Boycotts that don't involve coercion, libel, or slander are fine in my book. I don't think it will work, but there's nothing wrong with assembling for that purpose. Later in the article, we read:

To run the new effort, the UFCW hired a refugee from Howard Dean's political campaign, Paul Blank, who operates out of cramped offices on Washington's K Street, where the walls are covered with maps and hand-drawn anti-Wal-Mart signs. Meantime, the Service Employees International Union, another break-off union, has established a rival site, Wal-Martwatch, with support from liberal groups including the Sierra Club and Common Cause. "We have no intention of trying to organize Wal-Mart workers," says SEIU President Andrew Stern. "The purpose is to change Wal-Mart's business model -- a business model that rewards shareholders and executives and doesn't reward workers."

Economics ... professor ... meltdown. Wal-Mart's business model is to squeeze every last piece of inefficiency out of the retail supply and distribution chain.
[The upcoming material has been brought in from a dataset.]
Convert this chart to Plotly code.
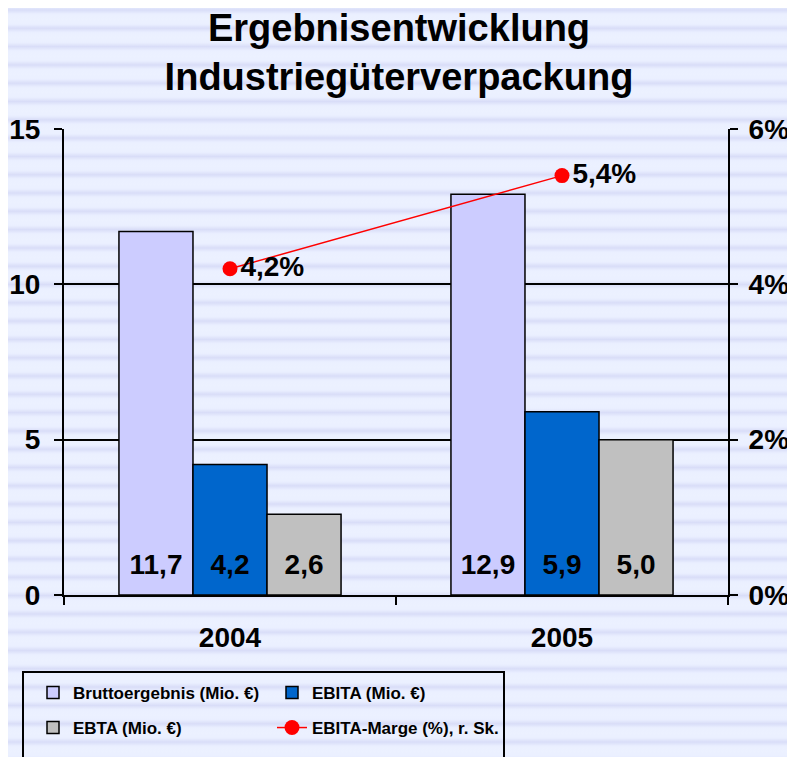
import base64
import plotly.graph_objects as go

years = ["2004", "2005"]
brutto = [11.7, 12.9]
ebita = [4.2, 5.9]
ebta = [2.6, 5.0]
marge = [4.2, 5.4]
pct_ticks = ["0%", "2%", "4%", "6%"]

names = ["Bruttoergebnis (Mio. €)", "EBITA (Mio. €)", "EBTA (Mio. €)",
         "EBITA-Marge (%), r. Sk."]

FONT = "Liberation Sans, Arial, sans-serif"

# the page has an 8px body margin, so the figure is 8px smaller
OFF = 8
W, H = 795 - OFF, 757 - OFF
L, R, T, B = 64 - OFF, 67, 129 - OFF, 162
PW, PH = W - L - R, H - T - B


# helpers: page pixel (as in the reference) -> paper coords
def px_x(p):
    return (p - OFF - L) / PW


def px_y(p):
    return (H - B - (p - OFF)) / PH


def stripes():
    # striped light blue background, as an svg image
    svg = (
        f'<svg xmlns="http://www.w3.org/2000/svg" width="{W}" height="{H}">'
        '<defs><linearGradient id="g" x1="0" y1="0" x2="0" y2="1">'
        '<stop offset="0" stop-color="#ECF1FF"/>'
        '<stop offset="0.28" stop-color="#EAEFFF"/>'
        '<stop offset="0.5" stop-color="#D9DDF8"/>'
        '<stop offset="0.72" stop-color="#EAEFFF"/>'
        '<stop offset="1" stop-color="#ECF1FF"/>'
        '</linearGradient>'
        f'<pattern id="p" x="0" y="-7.15" width="{W}" height="18.3" '
        'patternUnits="userSpaceOnUse">'
        f'<rect width="{W}" height="18.3" fill="url(#g)"/></pattern></defs>'
        f'<rect width="{W}" height="{H}" fill="url(#p)"/></svg>'
    )
    return "data:image/svg+xml;base64," + base64.b64encode(svg.encode()).decode()


bar_text = ("<span style='font-size:28px'>%{y:.1f}</span>"
            "<br><span style='font-size:1px'>.</span>")

fig = go.Figure()
for vals, name, color, leg in [(brutto, names[0], "#CCCCFF", "legend"),
                               (ebita, names[1], "#0066CC", "legend"),
                               (ebta, names[2], "#C0C0C0", "legend2")]:
    fig.add_trace(go.Bar(
        x=years, y=vals, name=name, legend=leg,
        marker=dict(color=color, line=dict(color="black", width=1.5)),
        texttemplate=bar_text, textposition="inside", insidetextanchor="start",
        textfont=dict(family=FONT, size=14, color="black", weight="bold"),
        constraintext="none",
    ))

fig.add_trace(go.Scatter(
    x=years, y=marge, name=names[3], legend="legend2", yaxis="y2",
    mode="lines+markers+text", texttemplate="%{y:.1f}%",
    textposition="middle right",
    textfont=dict(family=FONT, size=28, color="black", weight="bold"),
    line=dict(color="#FF0000", width=1.5),
    marker=dict(color="#FF0000", size=15),
))

axis_font = dict(family=FONT, size=28, color="black", weight="bold")
legend_common = dict(
    orientation="h", xanchor="left", yanchor="middle",
    x=px_x(33), entrywidth=194, bgcolor="rgba(0,0,0,0)",
    font=dict(family=FONT, size=17, color="black", weight="bold"),
)

fig.update_layout(
    width=W, height=H,
    margin=dict(l=L, r=R, t=T, b=B, autoexpand=False),
    separators=",.",
    paper_bgcolor="#EBF0FF",
    plot_bgcolor="rgba(0,0,0,0)",
    barmode="group", bargap=0.331, bargroupgap=0,
    title=dict(
        text="Ergebnisentwicklung<br>Industriegüterverpackung",
        x=(399 - OFF) / W, xanchor="center", y=0.956, yanchor="top",
        font=dict(family=FONT, size=38, color="black", weight="bold"),
    ),
    xaxis=dict(
        type="category", showline=True, linecolor="black", linewidth=2,
        ticks="outside", tickson="boundaries", ticklen=8, tickwidth=2,
        tickcolor="black", tickfont=axis_font, ticklabelstandoff=16,
    ),
    yaxis=dict(
        range=[0, 15], tickvals=[0, 5, 10, 15], showline=True,
        linecolor="black", linewidth=2, showgrid=True, gridcolor="black",
        gridwidth=2, zeroline=False, ticks="outside", ticklen=8, tickwidth=2,
        tickcolor="black", tickfont=axis_font, ticklabelstandoff=8,
    ),
    yaxis2=dict(
        range=[0, 6], tickvals=[0, 2, 4, 6], ticktext=pct_ticks,
        overlaying="y", side="right", showline=True, linecolor="black",
        linewidth=2, showgrid=False, zeroline=False, ticks="outside",
        ticklen=8, tickwidth=2, tickcolor="black", tickfont=axis_font,
        ticklabelstandoff=5,
    ),
    legend=dict(y=px_y(693), **legend_common),
    legend2=dict(y=px_y(728), **legend_common),
    images=[dict(
        source=stripes(), xref="paper", yref="paper",
        x=px_x(OFF), y=px_y(OFF), sizex=W / PW, sizey=H / PH,
        xanchor="left", yanchor="top", sizing="stretch", layer="below",
    )],
    shapes=[dict(
        type="rect", xref="paper", yref="paper",
        x0=px_x(23), x1=px_x(504), y0=px_y(672), y1=px_y(780),
        line=dict(color="black", width=2), fillcolor="rgba(0,0,0,0)",
    )],
)

fig.write_html("out.html")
That includes not paying its workers (at all levels) any more than what is necessary to get them to perform their jobs at Wal-Mart rather than their next best opportunity. It is amazingly successful, and it does creates enormous value for Wal-Mart's customers and its shareholders, which the latter (presumably happily) share with the executives who oversee that process and all other workers who contribute to it. That's the workers' reward. As long as Wal-Mart operates within the law and without coercion, this is how the retailing business is supposed to work.